All lines featuring the string "that" are to be listed.

-- MATERIAL --
# # # # # # #

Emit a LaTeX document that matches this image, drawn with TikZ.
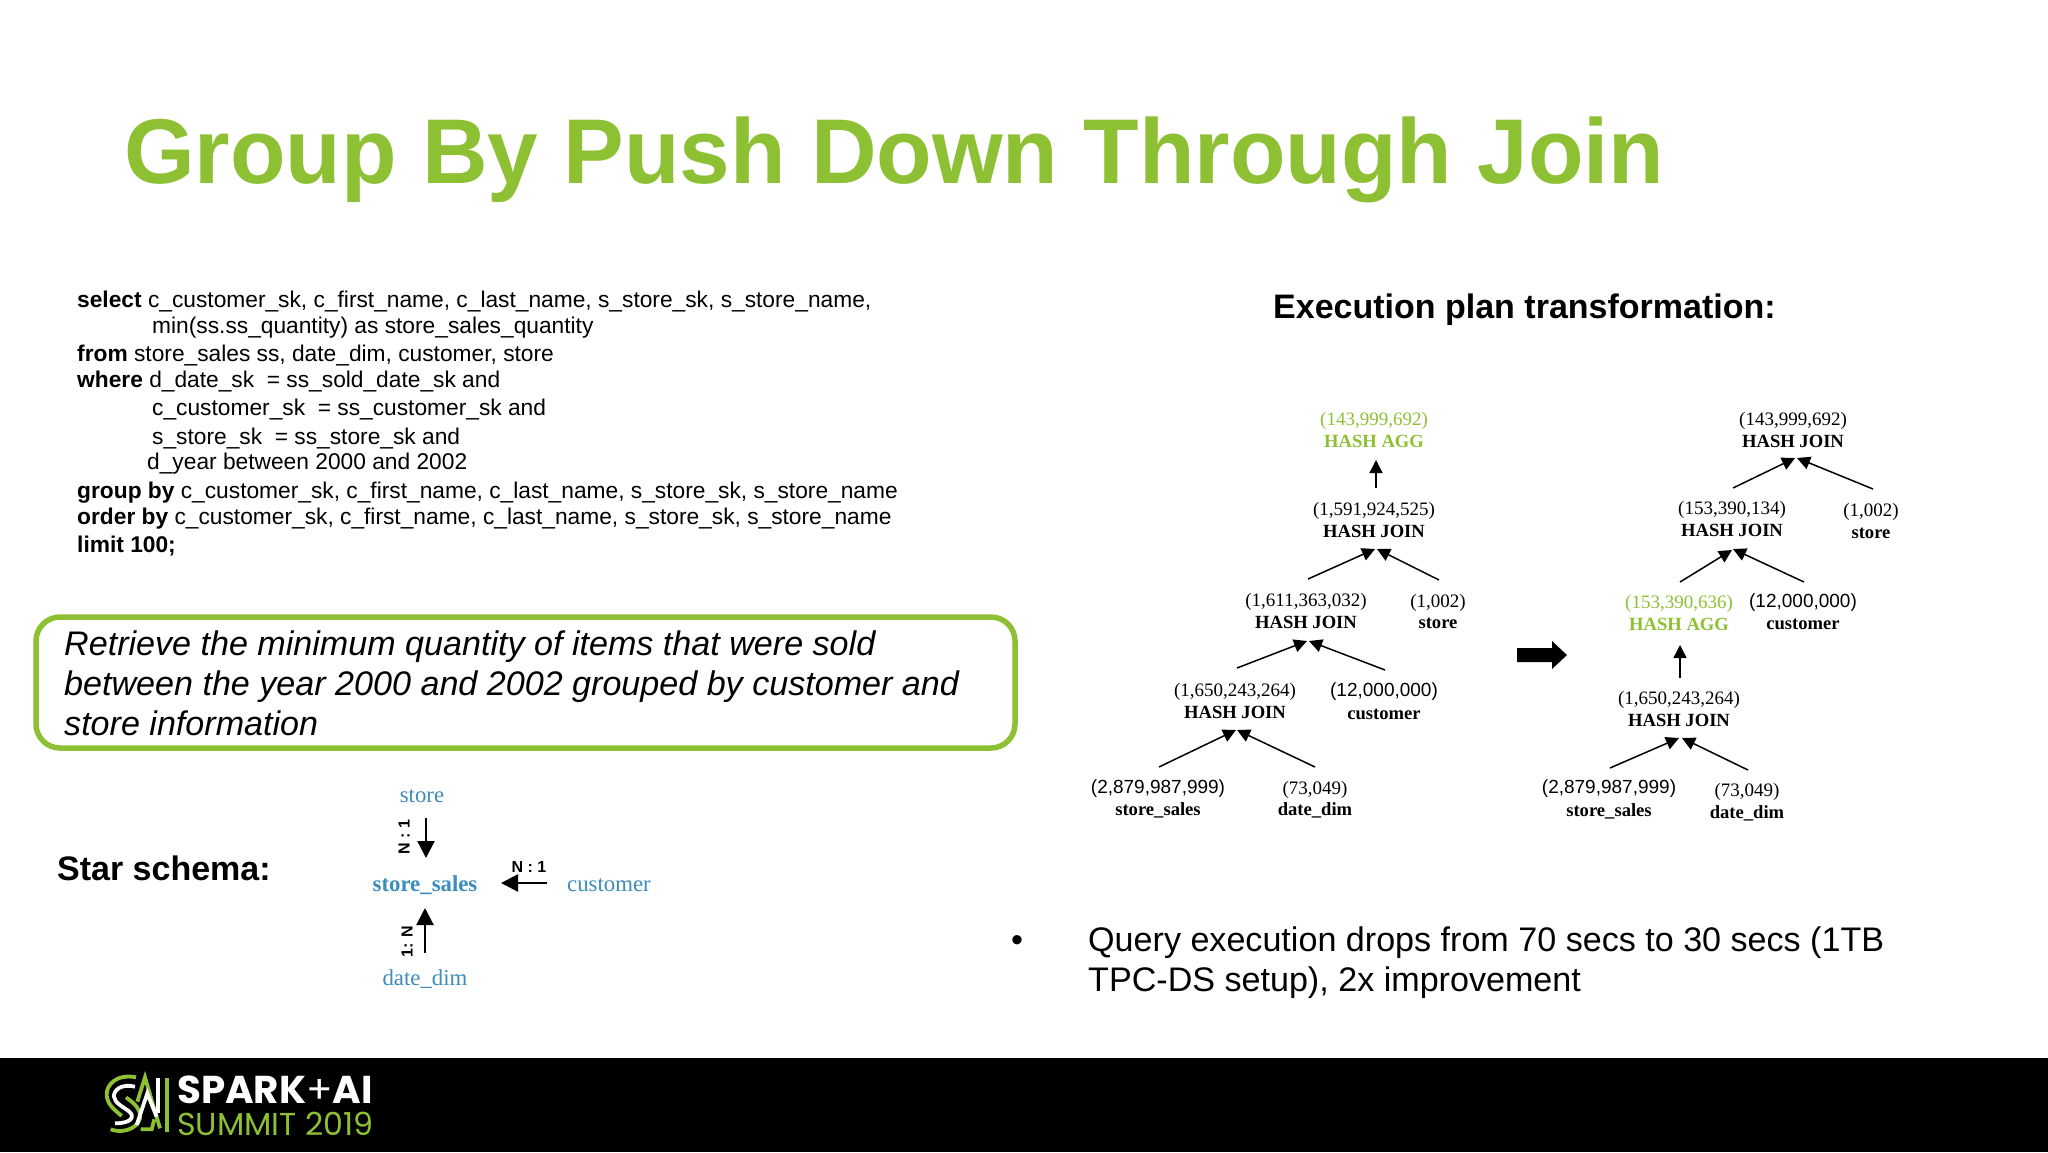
\documentclass[tikz,border=0pt]{standalone}
\usepackage{fontspec}
\setmainfont{Liberation Sans}
\newfontfamily\serifx{Liberation Serif}
\newfontfamily\pop{Poppins}
\definecolor{sparkgreen}{HTML}{8EC034}
\definecolor{schemablue}{HTML}{3C8DBC}
\newcommand{\fs}[1]{\fontsize{#1}{#1}\selectfont}
\usetikzlibrary{arrows.meta}
\tikzset{
  x=1pt,y=-1pt,
  lbl/.style={inner sep=0pt,anchor=center,align=center},
  codeline/.style={inner sep=0pt,anchor=base west,font=\fs{22.75}},
  count/.style={lbl,font=\serifx\fs{19}},
  countsans/.style={lbl,font=\fs{19}},
  opname/.style={lbl,font=\serifx\bfseries\fs{18.6}},
  edge/.style={draw=black,line width=1.5pt,-{Triangle[length=13pt,width=13pt]}},
  schemaedge/.style={draw=black,line width=2.2pt,-{Triangle[length=17pt,width=17pt]}},
  blue/.style={lbl,font=\serifx\fs{22.8},text=schemablue},
  ratio/.style={lbl,font=\bfseries\fs{16}},
  bodyline/.style={inner sep=0pt,anchor=base west,font=\fs{34.1}},
  ital/.style={inner sep=0pt,anchor=base west,font=\itshape\fs{34.1}},
  logogreen/.style={draw=sparkgreen,line width=3.8pt},
  logowhite/.style={draw=white,line width=3.8pt},
}
\begin{document}
\begin{tikzpicture}
\useasboundingbox (0,0) rectangle (2048,1152);
\fill[white] (0,0) rectangle (2048,1152);
\fill[black] (0,1058) rectangle (2048,1152);
% title
\node[inner sep=0pt,anchor=base west,font=\bfseries\fs{92},text=sparkgreen,xscale=0.988,transform shape] (title) at (124,183) {Group By Push Down Through Join};
% SQL
\node[codeline] (c1) at (77,307) {\textbf{select} c\_customer\_sk, c\_first\_name, c\_last\_name, s\_store\_sk, s\_store\_name,};
\node[codeline] (c2) at (152,333) {min(ss.ss\_quantity) as store\_sales\_quantity};
\node[codeline] (c3) at (77,361) {\textbf{from} store\_sales ss, date\_dim, customer, store};
\node[codeline] (c4) at (77,387) {\textbf{where} d\_date\_sk\ \ = ss\_sold\_date\_sk and};
\node[codeline] (c5) at (152,415) {c\_customer\_sk\ \ = ss\_customer\_sk and};
\node[codeline] (c6) at (152,444) {s\_store\_sk\ \ = ss\_store\_sk and};
\node[codeline] (c7) at (147,469) {d\_year between 2000 and 2002};
\node[codeline] (c8) at (77,498) {\textbf{group by} c\_customer\_sk, c\_first\_name, c\_last\_name, s\_store\_sk, s\_store\_name};
\node[codeline] (c9) at (77,524) {\textbf{order by} c\_customer\_sk, c\_first\_name, c\_last\_name, s\_store\_sk, s\_store\_name};
\node[codeline] (c10) at (77,552) {\textbf{limit 100;}};
% callout
\draw[sparkgreen,line width=5.5pt,rounded corners=24pt] (36,617) rectangle (1015,748);
\node[ital] (i1) at (64,655) {Retrieve the minimum quantity of items that were sold};
\node[ital] (i2) at (64,695) {between the year 2000 and 2002 grouped by customer and};
\node[ital] (i3) at (64,735) {store information};
% star schema
\node[inner sep=0pt,anchor=base west,font=\bfseries\fs{34}] (star) at (57,880) {Star schema:};
\node[blue] (sstore) at (422,796) {store};
\node[blue,font=\serifx\bfseries\fs{22.8}] (ssales) at (425,885) {store\_sales};
\node[blue] (scust) at (609,885) {customer};
\node[blue] (sdate) at (425,979) {date\_dim};
\coordinate (a1s) at (426,818); \coordinate (a1e) at (426,858);
\coordinate (a2s) at (547,883); \coordinate (a2e) at (501,883);
\coordinate (a3s) at (425,953); \coordinate (a3e) at (425,908);
\draw[schemaedge] (a1s) -- (a1e);
\draw[schemaedge] (a2s) -- (a2e);
\draw[schemaedge] (a3s) -- (a3e);
\node[ratio,rotate=90] (r1) at (404,837) {N : 1};
\node[ratio] (r2) at (529,867) {N : 1};
\node[ratio,rotate=90] (r3) at (407,942) {1: N};
% execution plan heading
\node[inner sep=0pt,anchor=base west,font=\bfseries\fs{34}] (plan) at (1273,318) {Execution plan transformation:};
% left tree
\node[count,text=sparkgreen] (l1c) at (1374,421) {(143,999,692)};
\node[opname,text=sparkgreen] (l1) at (1374,441) {HASH AGG};
\node[count] (l2c) at (1374,511) {(1,591,924,525)};
\node[opname] (l2) at (1374,531) {HASH JOIN};
\node[count] (l3c) at (1306,602) {(1,611,363,032)};
\node[opname] (l3) at (1306,622) {HASH JOIN};
\node[count] (l4c) at (1438,603) {(1,002)};
\node[opname] (l4) at (1438,623) {store};
\node[count] (l5c) at (1235,692) {(1,650,243,264)};
\node[opname] (l5) at (1235,712) {HASH JOIN};
\node[countsans] (l6c) at (1384,692) {(12,000,000)};
\node[opname] (l6) at (1384,714) {customer};
\node[countsans] (l7c) at (1158,789) {(2,879,987,999)};
\node[opname] (l7) at (1158,810) {store\_sales};
\node[count] (l8c) at (1315,790) {(73,049)};
\node[opname] (l8) at (1315,810) {date\_dim};
\coordinate (la) at (1376,488); \coordinate (lb) at (1376,460);
\draw[edge] (la) -- (lb);
\draw[edge] (1308,579) -- (1375,549);
\draw[edge] (1439,580) -- (1377,549);
\draw[edge] (1237,668) -- (1307,641);
\draw[edge] (1385,670) -- (1309,641);
\draw[edge] (1159,767) -- (1236,730);
\draw[edge] (1315,767) -- (1237,730);
% big arrow
\fill[black] (1517,648) -- (1552,648) -- (1552,641) -- (1567,655) -- (1552,669) -- (1552,662) -- (1517,662) -- cycle;
% right tree
\node[count] (r1c) at (1793,421) {(143,999,692)};
\node[opname] (rr1) at (1793,441) {HASH JOIN};
\node[count] (r2c) at (1732,510) {(153,390,134)};
\node[opname] (rr2) at (1732,530) {HASH JOIN};
\node[count] (r3c) at (1871,512) {(1,002)};
\node[opname] (rr3) at (1871,533) {store};
\node[count,text=sparkgreen] (r4c) at (1679,604) {(153,390,636)};
\node[opname,text=sparkgreen] (rr4) at (1679,624) {HASH AGG};
\node[countsans] (r5c) at (1803,603) {(12,000,000)};
\node[opname] (rr5) at (1803,624) {customer};
\node[count] (r6c) at (1679,700) {(1,650,243,264)};
\node[opname] (rr6) at (1679,720) {HASH JOIN};
\node[countsans] (r7c) at (1609,789) {(2,879,987,999)};
\node[opname] (rr7) at (1609,811) {store\_sales};
\node[count] (r8c) at (1747,792) {(73,049)};
\node[opname] (rr8) at (1747,813) {date\_dim};
\draw[edge] (1733,488) -- (1795,458);
\draw[edge] (1873,489) -- (1797,458);
\draw[edge] (1680,582) -- (1732,550);
\draw[edge] (1804,582) -- (1733,549);
\draw[edge] (1680,678) -- (1680,645);
\draw[edge] (1610,768) -- (1679,738);
\draw[edge] (1748,770) -- (1682,738);
% bullet
\node[bodyline] (b0) at (1011,951) {•};
\node[bodyline] (b1) at (1088,951) {Query execution drops from 70 secs to 30 secs (1TB};
\node[bodyline] (b2) at (1088,991) {TPC-DS setup), 2x improvement};
% logo mark
\begin{scope}[shift={(80,1060)},x=0.3333pt,y=-0.3333pt]
\draw[logogreen] (168,52) .. controls (110,40) and (78,75) .. (80,105) .. controls (82,135) and (105,150) .. (125,168);
\draw[logogreen] (92,208) .. controls (140,225) and (185,195) .. (180,165) .. controls (178,140) and (155,125) .. (138,112);
\draw[logowhite] (165,80) .. controls (125,70) and (100,90) .. (102,110) .. controls (104,130) and (130,140) .. (148,155) .. controls (165,170) and (155,190) .. (105,190);
\draw[logogreen,line join=miter] (172,125) -- (195,52) -- (240,205);
\draw[logowhite] (170,195) -- (202,100) -- (230,170);
\draw[logowhite] (235,55) -- (235,160);
\draw[logogreen] (260,55) -- (260,215);
\draw[logogreen] (182,208) -- (215,208) -- (223,178);
\end{scope}
% logo text
\node[inner sep=0pt,anchor=base west,font=\pop\fs{38.8},text=white] (spark) at (177,1103) {\textbf{SPARK}+\textbf{AI}};
\node[inner sep=0pt,anchor=base west,font=\pop\fs{31.7},text=sparkgreen] (summit) at (177,1135) {SUMMIT 2019};
\end{tikzpicture}
\end{document}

# # # # # # #

-- THE ANSWER --
Emit a LaTeX document that matches this image, drawn with TikZ.
\node[ital] (i1) at (64,655) {Retrieve the minimum quantity of items that were sold};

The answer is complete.